## EXERCISE AIM
Check each line for the string "chart", then give only how many lines have it.

## RAW DATA
┄┄┄┄┄┄
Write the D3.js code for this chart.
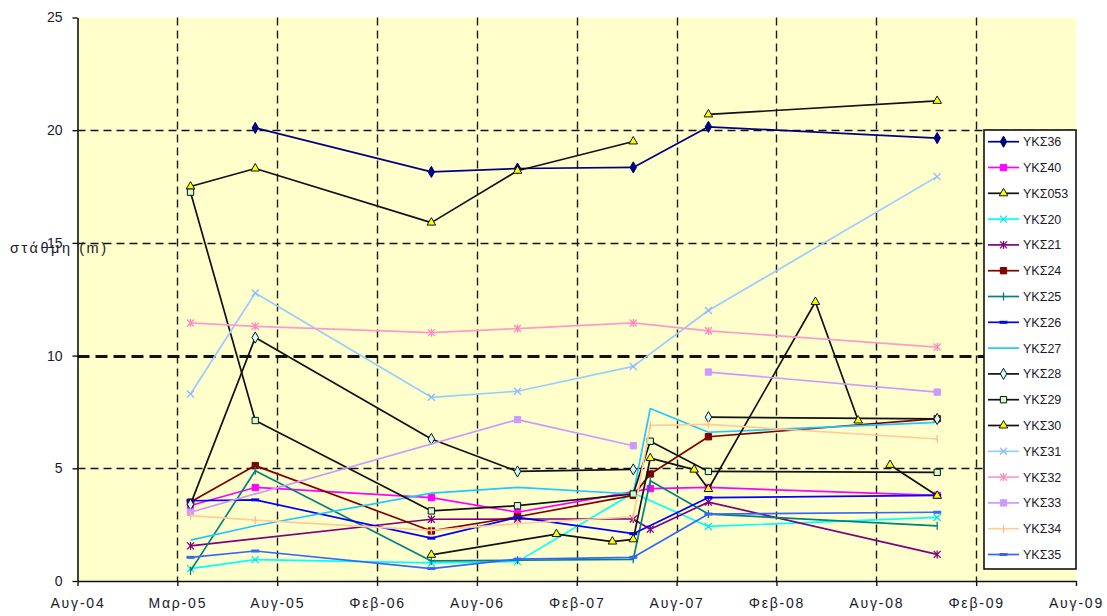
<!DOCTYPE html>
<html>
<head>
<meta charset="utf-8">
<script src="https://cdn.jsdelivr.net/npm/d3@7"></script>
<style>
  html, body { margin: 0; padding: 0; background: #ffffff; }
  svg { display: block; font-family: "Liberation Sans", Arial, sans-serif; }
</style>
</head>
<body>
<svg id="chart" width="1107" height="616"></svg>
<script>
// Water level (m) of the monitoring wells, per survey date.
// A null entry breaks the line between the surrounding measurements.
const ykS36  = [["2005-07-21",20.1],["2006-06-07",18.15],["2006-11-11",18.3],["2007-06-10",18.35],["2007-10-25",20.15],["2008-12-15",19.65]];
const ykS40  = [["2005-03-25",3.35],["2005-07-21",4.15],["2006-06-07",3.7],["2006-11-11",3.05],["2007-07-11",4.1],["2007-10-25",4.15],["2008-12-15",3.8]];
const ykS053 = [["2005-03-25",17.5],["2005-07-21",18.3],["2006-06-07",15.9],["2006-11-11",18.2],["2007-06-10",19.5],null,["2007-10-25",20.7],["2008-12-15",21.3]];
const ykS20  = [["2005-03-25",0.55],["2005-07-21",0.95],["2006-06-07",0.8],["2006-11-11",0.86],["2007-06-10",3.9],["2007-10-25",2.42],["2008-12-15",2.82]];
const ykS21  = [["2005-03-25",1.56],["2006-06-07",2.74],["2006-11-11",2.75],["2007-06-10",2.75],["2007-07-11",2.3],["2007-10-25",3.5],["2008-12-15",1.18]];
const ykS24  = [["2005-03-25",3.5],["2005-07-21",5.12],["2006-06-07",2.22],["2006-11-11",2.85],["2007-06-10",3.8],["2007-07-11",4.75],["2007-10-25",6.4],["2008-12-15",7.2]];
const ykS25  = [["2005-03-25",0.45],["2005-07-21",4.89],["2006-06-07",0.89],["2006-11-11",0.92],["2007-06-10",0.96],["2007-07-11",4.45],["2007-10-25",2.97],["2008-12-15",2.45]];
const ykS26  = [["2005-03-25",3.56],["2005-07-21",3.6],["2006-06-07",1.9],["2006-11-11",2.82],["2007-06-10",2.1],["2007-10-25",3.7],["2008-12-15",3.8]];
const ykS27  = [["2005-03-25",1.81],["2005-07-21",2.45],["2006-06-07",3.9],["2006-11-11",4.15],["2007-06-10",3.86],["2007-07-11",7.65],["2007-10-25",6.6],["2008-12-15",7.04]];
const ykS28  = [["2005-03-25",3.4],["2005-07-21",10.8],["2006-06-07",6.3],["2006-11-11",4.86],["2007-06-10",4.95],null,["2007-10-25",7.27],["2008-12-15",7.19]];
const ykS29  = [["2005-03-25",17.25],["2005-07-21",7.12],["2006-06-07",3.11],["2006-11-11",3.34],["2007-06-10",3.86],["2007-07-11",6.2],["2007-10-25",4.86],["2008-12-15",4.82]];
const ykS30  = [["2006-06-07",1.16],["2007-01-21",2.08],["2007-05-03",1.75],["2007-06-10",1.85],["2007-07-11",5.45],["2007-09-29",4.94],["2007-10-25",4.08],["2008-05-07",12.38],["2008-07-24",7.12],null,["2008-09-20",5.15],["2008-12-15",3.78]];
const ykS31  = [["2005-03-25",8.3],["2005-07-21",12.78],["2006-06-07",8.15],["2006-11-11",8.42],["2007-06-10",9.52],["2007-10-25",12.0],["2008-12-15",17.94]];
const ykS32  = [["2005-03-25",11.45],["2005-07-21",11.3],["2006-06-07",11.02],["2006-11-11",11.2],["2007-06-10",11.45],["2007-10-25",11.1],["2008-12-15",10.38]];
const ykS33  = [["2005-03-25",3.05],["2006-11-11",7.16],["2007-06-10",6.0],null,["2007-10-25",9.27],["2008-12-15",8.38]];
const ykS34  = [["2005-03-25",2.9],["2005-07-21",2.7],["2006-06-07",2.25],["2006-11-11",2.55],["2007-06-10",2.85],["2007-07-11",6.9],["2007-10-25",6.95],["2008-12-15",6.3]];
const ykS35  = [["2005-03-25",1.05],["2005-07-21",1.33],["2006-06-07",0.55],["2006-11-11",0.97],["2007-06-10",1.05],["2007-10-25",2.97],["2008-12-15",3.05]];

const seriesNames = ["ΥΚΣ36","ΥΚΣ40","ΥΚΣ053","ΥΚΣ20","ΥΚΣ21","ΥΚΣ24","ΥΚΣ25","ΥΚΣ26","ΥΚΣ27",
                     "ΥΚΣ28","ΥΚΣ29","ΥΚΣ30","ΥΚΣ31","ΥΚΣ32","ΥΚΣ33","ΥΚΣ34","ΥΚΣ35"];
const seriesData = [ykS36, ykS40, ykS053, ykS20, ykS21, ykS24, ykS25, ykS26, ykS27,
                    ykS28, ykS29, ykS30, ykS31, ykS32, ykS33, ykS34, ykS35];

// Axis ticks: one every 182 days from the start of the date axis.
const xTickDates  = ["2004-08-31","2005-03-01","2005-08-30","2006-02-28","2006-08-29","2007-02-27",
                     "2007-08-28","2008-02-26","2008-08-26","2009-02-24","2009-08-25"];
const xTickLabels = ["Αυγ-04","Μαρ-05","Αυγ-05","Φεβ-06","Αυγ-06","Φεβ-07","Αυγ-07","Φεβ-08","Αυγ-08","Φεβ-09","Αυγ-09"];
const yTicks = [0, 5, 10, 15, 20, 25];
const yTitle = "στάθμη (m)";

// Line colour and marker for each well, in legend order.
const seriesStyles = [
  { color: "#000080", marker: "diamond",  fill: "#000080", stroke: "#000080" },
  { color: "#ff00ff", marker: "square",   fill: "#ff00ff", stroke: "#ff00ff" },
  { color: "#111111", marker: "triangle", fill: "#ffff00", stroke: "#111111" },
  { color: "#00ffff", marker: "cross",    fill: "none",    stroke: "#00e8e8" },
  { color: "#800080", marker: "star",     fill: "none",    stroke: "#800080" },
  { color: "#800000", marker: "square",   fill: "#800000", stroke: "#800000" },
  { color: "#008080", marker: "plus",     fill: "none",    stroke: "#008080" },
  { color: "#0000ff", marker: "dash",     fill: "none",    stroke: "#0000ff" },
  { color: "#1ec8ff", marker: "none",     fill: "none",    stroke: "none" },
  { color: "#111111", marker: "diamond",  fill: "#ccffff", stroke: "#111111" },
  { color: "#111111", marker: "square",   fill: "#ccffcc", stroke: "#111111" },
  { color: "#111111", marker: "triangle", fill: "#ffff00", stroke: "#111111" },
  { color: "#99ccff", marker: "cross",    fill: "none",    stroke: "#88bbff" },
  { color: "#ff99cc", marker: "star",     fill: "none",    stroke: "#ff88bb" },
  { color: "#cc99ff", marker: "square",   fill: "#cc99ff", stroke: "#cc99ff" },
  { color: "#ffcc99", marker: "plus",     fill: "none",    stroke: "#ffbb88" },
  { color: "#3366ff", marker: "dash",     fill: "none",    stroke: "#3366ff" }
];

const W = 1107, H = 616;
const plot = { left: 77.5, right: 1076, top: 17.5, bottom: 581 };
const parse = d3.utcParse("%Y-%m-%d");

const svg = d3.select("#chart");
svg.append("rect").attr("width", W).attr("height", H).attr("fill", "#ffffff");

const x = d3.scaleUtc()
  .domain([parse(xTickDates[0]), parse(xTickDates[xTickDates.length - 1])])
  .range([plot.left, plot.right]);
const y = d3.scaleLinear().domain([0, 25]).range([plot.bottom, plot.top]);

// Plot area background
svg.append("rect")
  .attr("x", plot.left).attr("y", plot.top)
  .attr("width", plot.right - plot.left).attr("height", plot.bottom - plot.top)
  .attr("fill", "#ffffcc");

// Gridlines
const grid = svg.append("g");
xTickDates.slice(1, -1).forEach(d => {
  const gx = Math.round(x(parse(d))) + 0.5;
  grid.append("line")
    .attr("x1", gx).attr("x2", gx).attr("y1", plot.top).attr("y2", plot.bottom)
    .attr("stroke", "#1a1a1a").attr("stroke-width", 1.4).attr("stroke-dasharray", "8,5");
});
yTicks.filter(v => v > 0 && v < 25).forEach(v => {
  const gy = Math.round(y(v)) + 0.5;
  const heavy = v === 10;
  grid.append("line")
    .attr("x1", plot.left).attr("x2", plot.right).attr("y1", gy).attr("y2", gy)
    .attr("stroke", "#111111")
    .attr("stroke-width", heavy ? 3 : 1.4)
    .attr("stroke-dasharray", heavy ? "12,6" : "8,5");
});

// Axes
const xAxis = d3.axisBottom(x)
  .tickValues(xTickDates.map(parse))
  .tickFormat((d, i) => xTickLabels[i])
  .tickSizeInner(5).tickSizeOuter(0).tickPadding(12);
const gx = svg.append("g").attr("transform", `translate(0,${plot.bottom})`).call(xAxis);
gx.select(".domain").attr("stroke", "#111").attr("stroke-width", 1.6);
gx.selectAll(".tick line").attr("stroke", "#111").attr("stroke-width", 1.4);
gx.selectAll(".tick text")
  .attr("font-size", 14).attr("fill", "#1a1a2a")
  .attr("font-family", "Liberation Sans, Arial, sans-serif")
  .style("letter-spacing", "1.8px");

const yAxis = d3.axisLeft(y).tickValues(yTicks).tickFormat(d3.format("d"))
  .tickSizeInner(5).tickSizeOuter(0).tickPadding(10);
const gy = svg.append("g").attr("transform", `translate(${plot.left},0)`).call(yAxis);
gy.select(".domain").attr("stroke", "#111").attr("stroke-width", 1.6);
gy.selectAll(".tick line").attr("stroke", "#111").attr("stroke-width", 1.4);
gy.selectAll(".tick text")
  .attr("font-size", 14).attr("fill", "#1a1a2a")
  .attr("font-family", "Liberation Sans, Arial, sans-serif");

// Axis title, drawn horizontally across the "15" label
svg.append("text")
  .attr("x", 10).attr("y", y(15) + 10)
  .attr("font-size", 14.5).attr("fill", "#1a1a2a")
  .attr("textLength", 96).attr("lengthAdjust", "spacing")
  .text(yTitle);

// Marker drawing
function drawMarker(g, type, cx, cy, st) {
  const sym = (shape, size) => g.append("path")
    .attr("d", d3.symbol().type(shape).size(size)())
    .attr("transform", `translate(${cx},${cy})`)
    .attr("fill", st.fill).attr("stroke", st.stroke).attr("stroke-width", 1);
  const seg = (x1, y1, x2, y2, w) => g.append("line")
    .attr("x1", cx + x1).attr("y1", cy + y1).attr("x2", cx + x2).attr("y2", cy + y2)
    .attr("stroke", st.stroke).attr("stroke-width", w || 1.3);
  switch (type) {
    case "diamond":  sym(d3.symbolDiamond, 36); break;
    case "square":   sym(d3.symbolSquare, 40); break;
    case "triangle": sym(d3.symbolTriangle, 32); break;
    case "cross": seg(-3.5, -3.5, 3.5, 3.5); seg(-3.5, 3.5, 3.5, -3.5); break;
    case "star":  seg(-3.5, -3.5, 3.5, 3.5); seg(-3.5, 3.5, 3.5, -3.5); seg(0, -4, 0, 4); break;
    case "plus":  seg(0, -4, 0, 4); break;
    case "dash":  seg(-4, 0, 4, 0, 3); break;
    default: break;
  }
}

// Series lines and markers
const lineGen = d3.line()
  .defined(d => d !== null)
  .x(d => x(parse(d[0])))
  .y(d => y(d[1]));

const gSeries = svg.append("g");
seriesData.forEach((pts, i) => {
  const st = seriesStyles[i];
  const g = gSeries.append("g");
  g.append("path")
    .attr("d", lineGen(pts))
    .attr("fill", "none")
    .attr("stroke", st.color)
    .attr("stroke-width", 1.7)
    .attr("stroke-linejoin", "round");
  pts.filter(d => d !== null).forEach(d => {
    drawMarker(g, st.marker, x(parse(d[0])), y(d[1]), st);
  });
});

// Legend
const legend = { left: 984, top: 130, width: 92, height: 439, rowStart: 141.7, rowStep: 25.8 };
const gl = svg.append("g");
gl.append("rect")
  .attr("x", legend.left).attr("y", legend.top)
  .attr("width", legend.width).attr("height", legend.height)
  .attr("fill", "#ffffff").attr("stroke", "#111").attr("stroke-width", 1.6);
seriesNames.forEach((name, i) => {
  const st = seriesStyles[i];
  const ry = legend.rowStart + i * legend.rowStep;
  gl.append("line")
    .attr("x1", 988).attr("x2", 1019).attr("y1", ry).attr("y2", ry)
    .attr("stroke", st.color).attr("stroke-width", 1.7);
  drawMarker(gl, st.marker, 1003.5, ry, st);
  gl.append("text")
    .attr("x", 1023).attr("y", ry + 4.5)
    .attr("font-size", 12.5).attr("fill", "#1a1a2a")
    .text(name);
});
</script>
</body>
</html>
┄┄┄┄┄┄
## RESULT OF THE EXERCISE
3